3645声 一見すると変わらない

2016年11月01日

抜井さんが句集「真青」を出した。と聞き、その快挙はひとまず置いておいて(!)、共通の知人であるTさんが「ネット俳句?で有名なクズウさんて方が岡安さんの事知ってましたよ」という連絡をくれた。クズウさんとは葛生淳一さんのことで、僕は過去に面識がある程度なのだが、その時に「強面で真面目」な印象しかなかったので「俳句もやるの?」と驚いた。で、検索したらクズウ氏の俳句はすぐに見つかり、なるほどユーモア抜群で実感もこもっており、言葉の並べ方が面白い。まさに句作を楽しんでいる句のように思えた。

 

そんなことをメール上で抜井さんに送ったら、「私などは真逆で、いわば、ピルスナーばかりを何種類も…。身につまされます。」という返事が返ってきた。彼は実際ハイカラなビールよりもサッポロやモルツ、一番搾りといったピルスナーを好みそうだし、奇をてらった句も少ないに違いない。けれどこの返事は必ずしもへりくだっているわけではなくて、そんな自分にある種の自信を持っていることも感じさせた。

 

めっかった群馬に今書いている4人は、誰かに選ばれたわけでもなく、抜井さん堀澤さんがはじめた日々の投稿に、「気軽にやってみない?」とすーさんと僕が騙されて(!)入っただけのことである。でももしかすると4人とも、「派手な起伏はなくて、一見すると変わらないけれど、小さく変化していくこと」が好きかもしれないと思う。日ごとに味を変える発酵食とか、同じビールなのに今日ななぜ苦いのだろうとか、普通の顔してるけど心は泣いてるとか。

 

今日、大きな本屋でふと「ヌクイリョウイチ」と検索したら、「真青」が検索結果に出て、「在庫0。お取り寄せになります」という表示が出た。
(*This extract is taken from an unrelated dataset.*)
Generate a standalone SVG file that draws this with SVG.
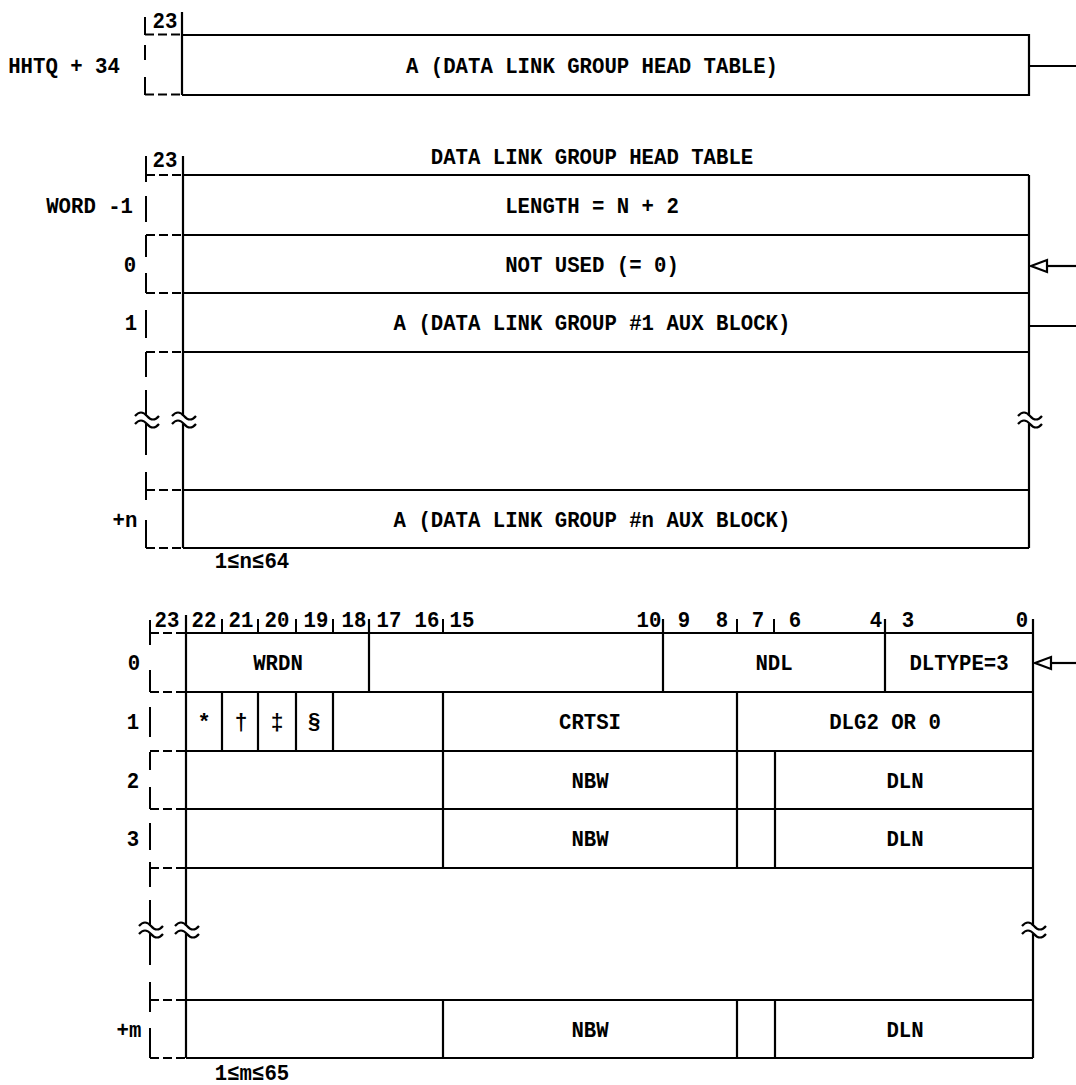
<svg xmlns="http://www.w3.org/2000/svg" xmlns:xlink="http://www.w3.org/1999/xlink" width="1076" height="1085" viewBox="0 0 1076 1085">
<style>
.ln{stroke:#000;stroke-width:2.2;fill:none}
.tk{stroke:#000;stroke-width:2;fill:none}
.ds{stroke:#000;stroke-width:2;fill:none;stroke-dasharray:9 4}
.t{font-family:"Liberation Mono","DejaVu Sans Mono",monospace;font-weight:bold;font-size:22px;text-anchor:middle;fill:#000}
.ar{fill:#fff;stroke:#000;stroke-width:2.2}
</style>
<defs>
<path id="brk" d="M-12 -4 Q-6 -11 0 -4 T12 -4 M-12 4 Q-6 -3 0 4 T12 4" stroke="#000" stroke-width="2.2" fill="none"/>
</defs>
<rect width="1076" height="1085" fill="#fff"/>

<g id="hhtq-pointer">
<path class="ln" d="M182 12 V95 M182 35 H1029 V95 H182"/>
<path class="tk" d="M145 17 V35 M145 45 V60 M145 77 V95"/>
<path class="ds" d="M145 34.5 H182 M145 94.5 H182"/>
<text class="t" x="165" y="28" textLength="24.8" lengthAdjust="spacingAndGlyphs">23</text>
<text class="t" x="64" y="73" textLength="111.6" lengthAdjust="spacingAndGlyphs">HHTQ + 34</text>
<text class="t" x="592" y="73" textLength="372" lengthAdjust="spacingAndGlyphs">A (DATA LINK GROUP HEAD TABLE)</text>
</g>

<g id="head-table">
<text class="t" x="592" y="164" textLength="322.4" lengthAdjust="spacingAndGlyphs">DATA LINK GROUP HEAD TABLE</text>
<text class="t" x="165" y="167" textLength="24.8" lengthAdjust="spacingAndGlyphs">23</text>
<path class="ln" d="M183 156 V416 M183 424 V548 M1029 175 V416 M1029 424 V548 M183 175 H1029 M183 235 H1029 M183 293 H1029 M183 352 H1029 M183 490 H1029 M183 548 H1029"/>
<path class="ds" d="M146 175 H183 M146 235 H183 M146 293 H183 M146 352 H183 M146 490 H183 M146 548 H183"/>
<path class="tk" d="M146 156 V182 M146 196 V222 M146 235 V257 M146 273 V293 M146 310 V338 M146 352 V377 M146 390 V416 M146 424 V455 M146 472 V500 M146 520 V548"/>
<use xlink:href="#brk" x="147" y="420"/>
<use xlink:href="#brk" x="184" y="420"/>
<use xlink:href="#brk" x="1030" y="420"/>
</g>
<g id="ht-word-m1">
<text class="t" x="89.6" y="213" textLength="86.8" lengthAdjust="spacingAndGlyphs">WORD -1</text>
<text class="t" x="592" y="213" textLength="173.6" lengthAdjust="spacingAndGlyphs">LENGTH = N + 2</text>
</g>
<g id="ht-word-0">
<text class="t" x="130" y="272" textLength="12.4" lengthAdjust="spacingAndGlyphs">0</text>
<text class="t" x="592" y="272" textLength="173.6" lengthAdjust="spacingAndGlyphs">NOT USED (= 0)</text>
</g>
<g id="ht-word-1">
<text class="t" x="131" y="330" textLength="12.4" lengthAdjust="spacingAndGlyphs">1</text>
<text class="t" x="592" y="330" textLength="396.8" lengthAdjust="spacingAndGlyphs">A (DATA LINK GROUP #1 AUX BLOCK)</text>
</g>
<g id="ht-word-n">
<text class="t" x="125" y="527" textLength="24.8" lengthAdjust="spacingAndGlyphs">+n</text>
<text class="t" x="592" y="527" textLength="396.8" lengthAdjust="spacingAndGlyphs">A (DATA LINK GROUP #n AUX BLOCK)</text>
<text class="t" x="252" y="568" textLength="74.4" lengthAdjust="spacingAndGlyphs">1≤n≤64</text>
</g>

<g id="aux-block">
<g class="t">
<text x="167" y="627" textLength="24.8" lengthAdjust="spacingAndGlyphs">23</text>
<text x="204" y="627" textLength="24.8" lengthAdjust="spacingAndGlyphs">22</text>
<text x="241" y="627" textLength="24.8" lengthAdjust="spacingAndGlyphs">21</text>
<text x="277" y="627" textLength="24.8" lengthAdjust="spacingAndGlyphs">20</text>
<text x="316" y="627" textLength="24.8" lengthAdjust="spacingAndGlyphs">19</text>
<text x="354" y="627" textLength="24.8" lengthAdjust="spacingAndGlyphs">18</text>
<text x="389" y="627" textLength="24.8" lengthAdjust="spacingAndGlyphs">17</text>
<text x="427" y="627" textLength="24.8" lengthAdjust="spacingAndGlyphs">16</text>
<text x="462" y="627" textLength="24.8" lengthAdjust="spacingAndGlyphs">15</text>
<text x="649" y="627" textLength="24.8" lengthAdjust="spacingAndGlyphs">10</text>
<text x="684" y="627" textLength="12.4" lengthAdjust="spacingAndGlyphs">9</text>
<text x="722" y="627" textLength="12.4" lengthAdjust="spacingAndGlyphs">8</text>
<text x="758" y="627" textLength="12.4" lengthAdjust="spacingAndGlyphs">7</text>
<text x="795" y="627" textLength="12.4" lengthAdjust="spacingAndGlyphs">6</text>
<text x="876" y="627" textLength="12.4" lengthAdjust="spacingAndGlyphs">4</text>
<text x="908" y="627" textLength="12.4" lengthAdjust="spacingAndGlyphs">3</text>
<text x="1022" y="627" textLength="12.4" lengthAdjust="spacingAndGlyphs">0</text>
</g>
<path class="ln" d="M186 615 V926 M186 934 V1058 M1033 619 V926 M1033 934 V1058 M186 633 H1033 M186 692 H1033 M186 751 H1033 M186 809 H1033 M186 868 H1033 M186 1000 H1033 M186 1058 H1033"/>
<path class="tk" d="M222 619 V633 M258 619 V633 M296 619 V633 M333 619 V633 M443 619 V633 M737 619 V633 M774 619 V633"/>
<path class="ln" d="M369 619 V692 M663 619 V692 M885 619 V692 M222 692 V751 M258 692 V751 M296 692 V751 M333 692 V751 M443 692 V868 M737 692 V868 M775 751 V868 M443 1000 V1058 M737 1000 V1058 M775 1000 V1058"/>
<path class="ds" d="M150 633 H186 M150 692 H186 M150 751 H186 M150 809 H186 M150 868 H186 M150 1000 H186 M150 1058 H186"/>
<path class="tk" d="M150 620 V645 M150 670 V692 M150 707 V737 M150 752 V770 M150 787 V809 M150 823 V850 M150 862 V887 M150 900 V926 M150 934 V965 M150 982 V1012 M150 1028 V1058"/>
<use xlink:href="#brk" x="151" y="930"/>
<use xlink:href="#brk" x="187" y="930"/>
<use xlink:href="#brk" x="1034" y="930"/>
<text class="t" x="252" y="1080" textLength="74.4" lengthAdjust="spacingAndGlyphs">1≤m≤65</text>
</g>
<g id="aux-word-0">
<text class="t" x="134" y="670" textLength="12.4" lengthAdjust="spacingAndGlyphs">0</text>
<text class="t" x="278" y="670" textLength="49.6" lengthAdjust="spacingAndGlyphs">WRDN</text>
<text class="t" x="774" y="670" textLength="37.2" lengthAdjust="spacingAndGlyphs">NDL</text>
<text class="t" x="959" y="670" textLength="99.2" lengthAdjust="spacingAndGlyphs">DLTYPE=3</text>
</g>
<g id="aux-word-1">
<text class="t" x="133" y="729" textLength="12.4" lengthAdjust="spacingAndGlyphs">1</text>
<text class="t" x="204" y="729">*</text>
<text class="t" x="241" y="729">†</text>
<text class="t" x="277" y="729">‡</text>
<text class="t" x="314" y="729">§</text>
<text class="t" x="590" y="729" textLength="62" lengthAdjust="spacingAndGlyphs">CRTSI</text>
<text class="t" x="885" y="729" textLength="111.6" lengthAdjust="spacingAndGlyphs">DLG2 OR 0</text>
</g>
<g id="aux-word-2">
<text class="t" x="133" y="788" textLength="12.4" lengthAdjust="spacingAndGlyphs">2</text>
<text class="t" x="590" y="788" textLength="37.2" lengthAdjust="spacingAndGlyphs">NBW</text>
<text class="t" x="905" y="788" textLength="37.2" lengthAdjust="spacingAndGlyphs">DLN</text>
</g>
<g id="aux-word-3">
<text class="t" x="133" y="846" textLength="12.4" lengthAdjust="spacingAndGlyphs">3</text>
<text class="t" x="590" y="846" textLength="37.2" lengthAdjust="spacingAndGlyphs">NBW</text>
<text class="t" x="905" y="846" textLength="37.2" lengthAdjust="spacingAndGlyphs">DLN</text>
</g>
<g id="aux-word-m">
<text class="t" x="129" y="1037" textLength="24.8" lengthAdjust="spacingAndGlyphs">+m</text>
<text class="t" x="590" y="1037" textLength="37.2" lengthAdjust="spacingAndGlyphs">NBW</text>
<text class="t" x="905" y="1037" textLength="37.2" lengthAdjust="spacingAndGlyphs">DLN</text>
</g>

<g id="connectors">
<path class="ln" d="M1029 66 H1076"/>
<path class="ln" d="M1047 266 H1076"/>
<polygon class="ar" points="1031,266 1047,260 1047,272"/>
<path class="ln" d="M1029 326 H1076"/>
<path class="ln" d="M1051 663 H1076"/>
<polygon class="ar" points="1035,663 1051,657 1051,669"/>
</g>
</svg>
失礼な話だが、お取り寄せなところがいいな、と思った。読んでもいないので乱暴な推測だが、「真青」はきっと、すっと天を仰いで「空が青いな!」という本ではなくて、1度1度顔を上げて、たまに3度顔を落として、また少しずつ顔を上げて、ようやく空の青さが視界に入るような本に違いない。出版、おめでとうございます。